* Exercise: Starting at the first line of the listing below, retype each line up to and including the one that contains "p.ygrid.ticker = FixedTicker(ticks=y_ticks)". Leave pictures out.

* Material:
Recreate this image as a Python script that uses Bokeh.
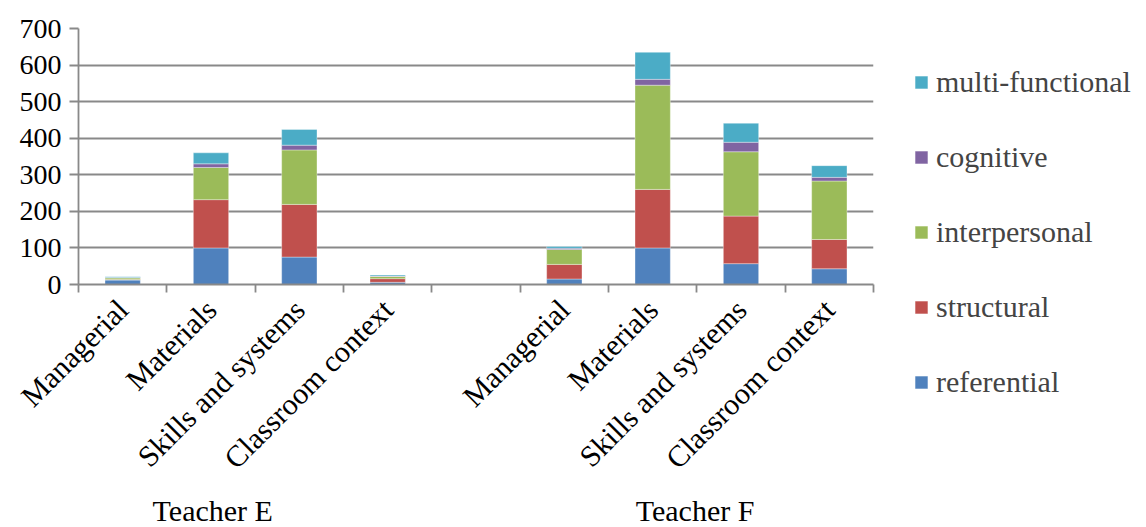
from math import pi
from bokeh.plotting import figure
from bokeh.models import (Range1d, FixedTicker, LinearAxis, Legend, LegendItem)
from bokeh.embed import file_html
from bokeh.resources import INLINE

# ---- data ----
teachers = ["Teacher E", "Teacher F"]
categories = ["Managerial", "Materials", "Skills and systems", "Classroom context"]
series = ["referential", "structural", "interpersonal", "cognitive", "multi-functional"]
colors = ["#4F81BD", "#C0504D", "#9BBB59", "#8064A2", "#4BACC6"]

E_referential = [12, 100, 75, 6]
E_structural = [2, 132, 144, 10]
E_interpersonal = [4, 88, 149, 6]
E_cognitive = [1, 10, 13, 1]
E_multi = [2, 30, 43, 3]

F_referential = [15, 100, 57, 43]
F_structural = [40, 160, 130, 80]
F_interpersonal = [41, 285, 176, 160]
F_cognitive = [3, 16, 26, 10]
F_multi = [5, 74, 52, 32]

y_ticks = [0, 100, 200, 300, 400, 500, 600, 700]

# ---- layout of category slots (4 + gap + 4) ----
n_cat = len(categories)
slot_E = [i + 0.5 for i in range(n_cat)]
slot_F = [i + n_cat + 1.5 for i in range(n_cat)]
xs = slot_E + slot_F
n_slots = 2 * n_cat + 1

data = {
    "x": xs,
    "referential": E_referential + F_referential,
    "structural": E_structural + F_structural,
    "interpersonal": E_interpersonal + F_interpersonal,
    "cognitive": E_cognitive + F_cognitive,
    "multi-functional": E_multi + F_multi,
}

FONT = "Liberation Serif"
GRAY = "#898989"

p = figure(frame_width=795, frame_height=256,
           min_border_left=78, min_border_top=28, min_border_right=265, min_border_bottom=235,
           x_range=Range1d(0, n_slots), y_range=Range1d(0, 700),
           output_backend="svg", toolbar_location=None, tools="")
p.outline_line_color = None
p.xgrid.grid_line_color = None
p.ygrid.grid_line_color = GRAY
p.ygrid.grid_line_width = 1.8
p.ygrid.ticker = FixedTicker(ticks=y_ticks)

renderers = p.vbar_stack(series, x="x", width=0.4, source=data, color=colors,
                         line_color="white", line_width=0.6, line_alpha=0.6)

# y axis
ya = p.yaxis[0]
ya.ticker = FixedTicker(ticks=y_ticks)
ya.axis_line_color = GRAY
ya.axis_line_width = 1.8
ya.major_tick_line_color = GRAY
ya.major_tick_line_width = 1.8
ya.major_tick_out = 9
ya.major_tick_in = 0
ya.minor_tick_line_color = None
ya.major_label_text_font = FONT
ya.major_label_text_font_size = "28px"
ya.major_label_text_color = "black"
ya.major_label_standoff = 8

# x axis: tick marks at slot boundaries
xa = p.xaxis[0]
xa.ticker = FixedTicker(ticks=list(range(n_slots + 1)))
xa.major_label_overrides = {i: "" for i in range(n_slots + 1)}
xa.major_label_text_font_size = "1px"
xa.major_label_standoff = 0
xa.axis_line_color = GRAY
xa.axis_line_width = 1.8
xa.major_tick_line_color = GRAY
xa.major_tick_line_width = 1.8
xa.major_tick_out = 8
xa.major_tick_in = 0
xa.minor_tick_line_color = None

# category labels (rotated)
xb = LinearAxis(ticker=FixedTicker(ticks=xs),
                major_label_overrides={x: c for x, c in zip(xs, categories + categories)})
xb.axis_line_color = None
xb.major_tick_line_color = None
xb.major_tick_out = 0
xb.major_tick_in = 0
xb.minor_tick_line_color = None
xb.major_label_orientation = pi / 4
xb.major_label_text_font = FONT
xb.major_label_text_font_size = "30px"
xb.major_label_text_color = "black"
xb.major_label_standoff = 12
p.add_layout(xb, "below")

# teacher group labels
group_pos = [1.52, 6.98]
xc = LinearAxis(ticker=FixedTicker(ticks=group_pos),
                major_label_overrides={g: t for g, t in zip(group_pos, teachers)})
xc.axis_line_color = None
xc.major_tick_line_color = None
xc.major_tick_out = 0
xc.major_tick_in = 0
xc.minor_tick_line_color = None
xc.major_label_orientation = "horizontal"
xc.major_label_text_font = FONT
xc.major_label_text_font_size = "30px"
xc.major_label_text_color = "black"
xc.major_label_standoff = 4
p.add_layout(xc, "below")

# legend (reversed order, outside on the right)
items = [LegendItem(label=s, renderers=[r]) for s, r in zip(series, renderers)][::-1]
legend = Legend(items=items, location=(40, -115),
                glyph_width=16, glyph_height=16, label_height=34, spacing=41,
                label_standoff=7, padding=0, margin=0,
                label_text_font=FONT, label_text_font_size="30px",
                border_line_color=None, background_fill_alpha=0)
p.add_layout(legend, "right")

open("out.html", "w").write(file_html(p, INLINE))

* Finished answer:
Recreate this image as a Python script that uses Bokeh.
from math import pi
from bokeh.plotting import figure
from bokeh.models import (Range1d, FixedTicker, LinearAxis, Legend, LegendItem)
from bokeh.embed import file_html
from bokeh.resources import INLINE

# ---- data ----
teachers = ["Teacher E", "Teacher F"]
categories = ["Managerial", "Materials", "Skills and systems", "Classroom context"]
series = ["referential", "structural", "interpersonal", "cognitive", "multi-functional"]
colors = ["#4F81BD", "#C0504D", "#9BBB59", "#8064A2", "#4BACC6"]

E_referential = [12, 100, 75, 6]
E_structural = [2, 132, 144, 10]
E_interpersonal = [4, 88, 149, 6]
E_cognitive = [1, 10, 13, 1]
E_multi = [2, 30, 43, 3]

F_referential = [15, 100, 57, 43]
F_structural = [40, 160, 130, 80]
F_interpersonal = [41, 285, 176, 160]
F_cognitive = [3, 16, 26, 10]
F_multi = [5, 74, 52, 32]

y_ticks = [0, 100, 200, 300, 400, 500, 600, 700]

# ---- layout of category slots (4 + gap + 4) ----
n_cat = len(categories)
slot_E = [i + 0.5 for i in range(n_cat)]
slot_F = [i + n_cat + 1.5 for i in range(n_cat)]
xs = slot_E + slot_F
n_slots = 2 * n_cat + 1

data = {
    "x": xs,
    "referential": E_referential + F_referential,
    "structural": E_structural + F_structural,
    "interpersonal": E_interpersonal + F_interpersonal,
    "cognitive": E_cognitive + F_cognitive,
    "multi-functional": E_multi + F_multi,
}

FONT = "Liberation Serif"
GRAY = "#898989"

p = figure(frame_width=795, frame_height=256,
           min_border_left=78, min_border_top=28, min_border_right=265, min_border_bottom=235,
           x_range=Range1d(0, n_slots), y_range=Range1d(0, 700),
           output_backend="svg", toolbar_location=None, tools="")
p.outline_line_color = None
p.xgrid.grid_line_color = None
p.ygrid.grid_line_color = GRAY
p.ygrid.grid_line_width = 1.8
p.ygrid.ticker = FixedTicker(ticks=y_ticks)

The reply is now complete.